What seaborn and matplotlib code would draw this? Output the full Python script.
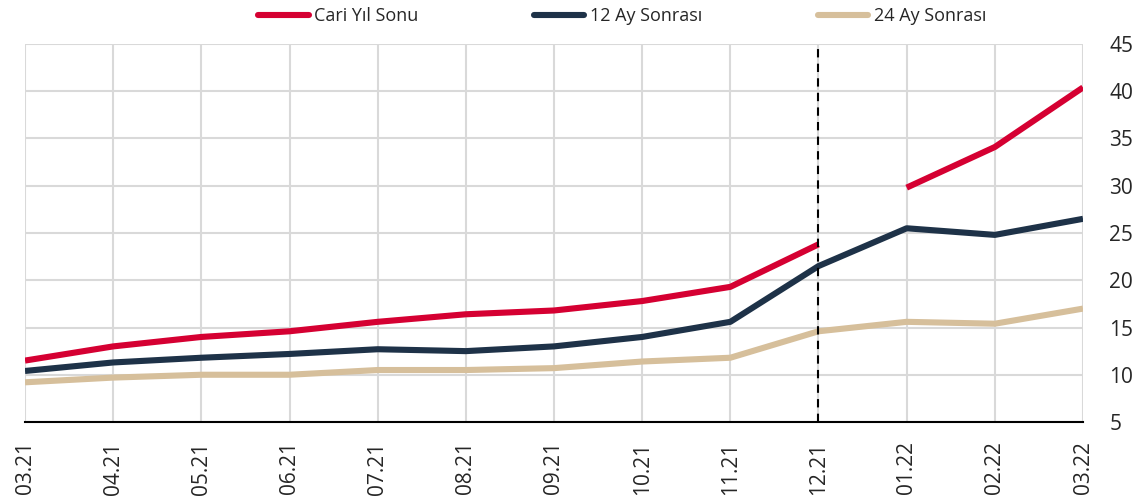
import numpy as np
import pandas as pd
import matplotlib
matplotlib.use("Agg")
import matplotlib.pyplot as plt
from matplotlib.lines import Line2D
import seaborn as sns

# --- DATA ---
months = ["03.21", "04.21", "05.21", "06.21", "07.21", "08.21", "09.21",
          "10.21", "11.21", "12.21", "01.22", "02.22", "03.22"]
cari_yil_sonu = [11.5, 13.0, 14.0, 14.6, 15.6, 16.4, 16.8, 17.8, 19.3, 23.8,
                 np.nan, np.nan, np.nan]
cari_yil_sonu_2022 = [np.nan, np.nan, np.nan, np.nan, np.nan, np.nan, np.nan,
                      np.nan, np.nan, np.nan, 29.8, 34.1, 40.4]
ay12_sonrasi = [10.4, 11.3, 11.8, 12.2, 12.7, 12.5, 13.0, 14.0, 15.6, 21.5,
                25.5, 24.8, 26.5]
ay24_sonrasi = [9.2, 9.7, 10.0, 10.0, 10.5, 10.5, 10.7, 11.4, 11.8, 14.6,
                15.6, 15.4, 17.0]
series_names = ["Cari Yıl Sonu", "12 Ay Sonrası", "24 Ay Sonrası"]
colors = ["#D50032", "#1E3248", "#D6BF9B"]

# --- LONG TABLE (each unbroken run is its own unit) ---
rows = []
for name, seg, vals in [(series_names[0], 0, cari_yil_sonu),
                        (series_names[0], 1, cari_yil_sonu_2022),
                        (series_names[1], 0, ay12_sonrasi),
                        (series_names[2], 0, ay24_sonrasi)]:
    for i, v in enumerate(vals):
        if not np.isnan(v):
            rows.append({"x": i, "value": v, "series": name, "seg": f"{name}_{seg}"})
df = pd.DataFrame(rows)

sns.set_style("white")
plt.rcParams["font.family"] = ["Open Sans", "DejaVu Sans"]

fig = plt.figure(figsize=(11.35, 5.04), dpi=100)
ax = fig.add_axes([25 / 1135, (504 - 422) / 504, 1058 / 1135, 378 / 504])

palette = dict(zip(series_names, colors))
# draw back-to-front: tan, navy, red
for name in series_names[::-1]:
    sub = df[df["series"] == name]
    sns.lineplot(data=sub, x="x", y="value", units="seg", estimator=None,
                 color=palette[name], linewidth=4.4, ax=ax, legend=False,
                 solid_capstyle="butt", zorder=3)

# dashed separator at 12.21
ax.axvline(months.index("12.21"), color="black", linestyle=(0, (4, 3)),
           linewidth=1.5, zorder=4)

ax.set_xlim(0, len(months) - 1)
ax.set_ylim(5, 45)
ax.set_xticks(range(len(months)))
ax.set_xticklabels(months, rotation=90, fontsize=15)
ax.set_yticks(range(5, 50, 5))
ax.yaxis.tick_right()
ax.tick_params(axis="y", length=0, labelsize=15, pad=19)
ax.tick_params(axis="x", length=8, width=1.5, color="black", direction="out", pad=6)
ax.set_xlabel("")
ax.set_ylabel("")
ax.grid(True, color="#D9D9D9", linewidth=1.5, zorder=0)
ax.set_axisbelow(True)
for side in ["top", "left", "right"]:
    ax.spines[side].set_visible(False)
ax.spines["bottom"].set_color("black")
ax.spines["bottom"].set_linewidth(1.5)

handles = [Line2D([0], [0], color=c, linewidth=4.4, solid_capstyle="round")
           for c in colors]
fig.legend(handles, series_names, loc="center", bbox_to_anchor=(0.548, 1 - 16 / 504),
           ncol=3, frameon=False, fontsize=13, handlelength=2.8,
           handletextpad=0.3, columnspacing=6.4, borderpad=0, borderaxespad=0)

fig.savefig("out.png", dpi=100)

--------------------------------------------------

▸ Problem requirements: Return the material exactly as given, apart from the pictures.

▸ Written solution:
What seaborn and matplotlib code would draw this? Output the full Python script.
import numpy as np
import pandas as pd
import matplotlib
matplotlib.use("Agg")
import matplotlib.pyplot as plt
from matplotlib.lines import Line2D
import seaborn as sns

# --- DATA ---
months = ["03.21", "04.21", "05.21", "06.21", "07.21", "08.21", "09.21",
          "10.21", "11.21", "12.21", "01.22", "02.22", "03.22"]
cari_yil_sonu = [11.5, 13.0, 14.0, 14.6, 15.6, 16.4, 16.8, 17.8, 19.3, 23.8,
                 np.nan, np.nan, np.nan]
cari_yil_sonu_2022 = [np.nan, np.nan, np.nan, np.nan, np.nan, np.nan, np.nan,
                      np.nan, np.nan, np.nan, 29.8, 34.1, 40.4]
ay12_sonrasi = [10.4, 11.3, 11.8, 12.2, 12.7, 12.5, 13.0, 14.0, 15.6, 21.5,
                25.5, 24.8, 26.5]
ay24_sonrasi = [9.2, 9.7, 10.0, 10.0, 10.5, 10.5, 10.7, 11.4, 11.8, 14.6,
                15.6, 15.4, 17.0]
series_names = ["Cari Yıl Sonu", "12 Ay Sonrası", "24 Ay Sonrası"]
colors = ["#D50032", "#1E3248", "#D6BF9B"]

# --- LONG TABLE (each unbroken run is its own unit) ---
rows = []
for name, seg, vals in [(series_names[0], 0, cari_yil_sonu),
                        (series_names[0], 1, cari_yil_sonu_2022),
                        (series_names[1], 0, ay12_sonrasi),
                        (series_names[2], 0, ay24_sonrasi)]:
    for i, v in enumerate(vals):
        if not np.isnan(v):
            rows.append({"x": i, "value": v, "series": name, "seg": f"{name}_{seg}"})
df = pd.DataFrame(rows)

sns.set_style("white")
plt.rcParams["font.family"] = ["Open Sans", "DejaVu Sans"]

fig = plt.figure(figsize=(11.35, 5.04), dpi=100)
ax = fig.add_axes([25 / 1135, (504 - 422) / 504, 1058 / 1135, 378 / 504])

palette = dict(zip(series_names, colors))
# draw back-to-front: tan, navy, red
for name in series_names[::-1]:
    sub = df[df["series"] == name]
    sns.lineplot(data=sub, x="x", y="value", units="seg", estimator=None,
                 color=palette[name], linewidth=4.4, ax=ax, legend=False,
                 solid_capstyle="butt", zorder=3)

# dashed separator at 12.21
ax.axvline(months.index("12.21"), color="black", linestyle=(0, (4, 3)),
           linewidth=1.5, zorder=4)

ax.set_xlim(0, len(months) - 1)
ax.set_ylim(5, 45)
ax.set_xticks(range(len(months)))
ax.set_xticklabels(months, rotation=90, fontsize=15)
ax.set_yticks(range(5, 50, 5))
ax.yaxis.tick_right()
ax.tick_params(axis="y", length=0, labelsize=15, pad=19)
ax.tick_params(axis="x", length=8, width=1.5, color="black", direction="out", pad=6)
ax.set_xlabel("")
ax.set_ylabel("")
ax.grid(True, color="#D9D9D9", linewidth=1.5, zorder=0)
ax.set_axisbelow(True)
for side in ["top", "left", "right"]:
    ax.spines[side].set_visible(False)
ax.spines["bottom"].set_color("black")
ax.spines["bottom"].set_linewidth(1.5)

handles = [Line2D([0], [0], color=c, linewidth=4.4, solid_capstyle="round")
           for c in colors]
fig.legend(handles, series_names, loc="center", bbox_to_anchor=(0.548, 1 - 16 / 504),
           ncol=3, frameon=False, fontsize=13, handlelength=2.8,
           handletextpad=0.3, columnspacing=6.4, borderpad=0, borderaxespad=0)

fig.savefig("out.png", dpi=100)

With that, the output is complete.